Buffalo in the Grocery Stores

'The other red meat' can be a healthy addition to diet

By Holly Ebel

The buffalo, so much a part of the Old West, is making history again -- only this time it is in the kitchen. Not quite a stampede, but buffalo meat is getting a lot of attention from chefs who have added it to their menus, as well as home cooks who are curious and adventurous.

In response to the growing demand, the number of buffalo being raised in the United States has increased almost 20 percent every year the past several years. Though they once came inches from extinction, there are now more than 350,000 around the country. In fact, buffalo -- the correct name is "North American Bison" -- are being hailed as "the other red meat."


What consumers are finding is a very delicious, dark red meat, easy and quick to prepare, as well as being a very healthy addition to their diets. But what does it taste like? Some would say the flavor is a little gamey, others that it is mild and slightly sweet and similar to beef. They all are right.

How it tastes depends on how the animal was raised, its age when slaughtered and how long the meat itself was aged. Bison eat mostly grass, preferably the flower part that grows overnight. Many ranchers also feed them grain for several weeks before they are slaughtered. Bison are brought to market at between 24 and 28 months, while the meat is still tender.

Members of the National Buffalo Association passed a resolution some time ago opposing the use of drugs, chemicals or hormones in the production of bison. All of this contributes to the meat being very lean with little or no marbling.

Because there is so little fat in the meat, bison must be cooked rare, or on the rare side of medium rare. It is also best to cook it quickly at a high temperature either on top of the stove or a hot grill. Cooked too long, the meat becomes tough. The best advice: Cook it as you would beef and for the cuts like chuck make stew or a pot roast. Long, slow cooking will tenderize it.

Worried about eating rare meat? With buffalo there is very little danger. In fact, the United States Department of Agriculture has no safety information for buffalo as it does for beef, poultry and pork because bison are not raised in crowded quarters and are processed in small numbers, reducing the chance of bacterial contamination.

For those concerned about saturated fat and cholesterol, this is your meat. One 3 1/2-ounce serving of cooked bison has 2.42 grams of fat and 143 calories, compared with 9.28 grams of fat and 211 calories for cooked beef.

Knowing the benefits of this meat, some consumers are still hesitant to give it a try. For one thing, it costs twice as much as beef. Ground bison can cost from $5 to $7 a pound, with cuts of steak selling for considerably more. There is also the psychological factor. Buffalo is not something we are used to eating, much like elk and ostrich.

Most markets in our area carry buffalo meat. The Hy-Vee store at Barlow Plaza has a very good selection in a special freezer unit by the meat counter.


"Right now the bison we carry needs to be frozen to maintain its freshness," said Dustin Stewart, meat manager. "At this point it is selling well enough that we have had to restock twice in the six weeks we have had it in the store."

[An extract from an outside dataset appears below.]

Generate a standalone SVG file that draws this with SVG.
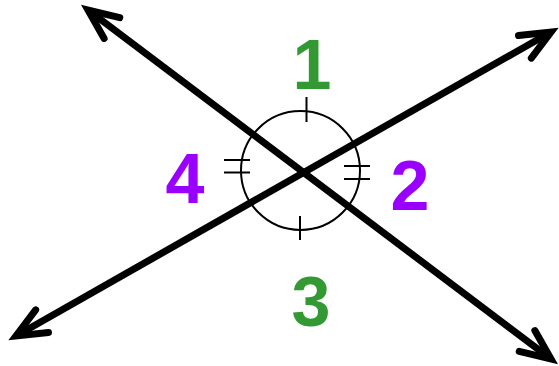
<svg xmlns="http://www.w3.org/2000/svg" width="559" height="366" viewBox="0 0 559 366">
<style>
.ray{stroke:#000;stroke-width:7;fill:none;stroke-linecap:butt}
.thin{stroke:#000;stroke-width:2;fill:none}
.lbl{font-family:"Liberation Sans",Arial,sans-serif;font-weight:bold;font-size:70px;text-anchor:middle}
.g{fill:#339933}
.p{fill:#9900ff}
</style>
<defs>
<marker id="ah" markerUnits="userSpaceOnUse" viewBox="-40 -20 50 40" refX="0" refY="0" markerWidth="50" markerHeight="40" orient="auto-start-reverse" overflow="visible">
<polyline points="-30,-13 0,0 -30,13" fill="none" stroke="#000" stroke-width="7" stroke-linecap="round" stroke-linejoin="miter"/>
</marker>
</defs>
<g id="connectors">
<line class="ray" x1="88" y1="10" x2="551" y2="359" marker-start="url(#ah)" marker-end="url(#ah)"/>
<line class="ray" x1="16" y1="336" x2="551" y2="32" marker-start="url(#ah)" marker-end="url(#ah)"/>
</g>
<g id="circle">
<circle class="thin" cx="300.5" cy="170.5" r="59.5"/>
<line class="thin" x1="306.5" y1="97" x2="306.5" y2="122"/>
<line class="thin" x1="300" y1="216" x2="300" y2="240"/>
<line class="thin" x1="224" y1="160" x2="250" y2="160"/>
<line class="thin" x1="224" y1="172.5" x2="250" y2="172.5"/>
<line class="thin" x1="344" y1="166" x2="370" y2="166"/>
<line class="thin" x1="344" y1="179" x2="370" y2="179"/>
</g>
<g id="label1"><text class="lbl g" x="312" y="89">1</text></g>
<g id="label2"><text class="lbl p" x="410" y="210">2</text></g>
<g id="label3"><text class="lbl g" x="311" y="326">3</text></g>
<g id="label4"><text class="lbl p" x="185" y="203">4</text></g>
</svg>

The best sellers are bison burgers, ground bison, wieners and sausage, he said. However, both the wieners and sausage contain ground beef and pork, so you are not getting the true bison product.

"To get the full flavor as well as the health benefits, you need to get the whole-muscle meats like the burgers, the roasts and the steaks," Stewart said.

Whenever bison meat is cooked in the store for customers to sample they buy it and then become repeat buyers, he added.

"Right now it is moving slowly because this is a slow time of year, but also consumers are not as aware of it as they are other meat products, but I predict that will change," he said.

Holly Ebel of Rochester is a free-lance writer.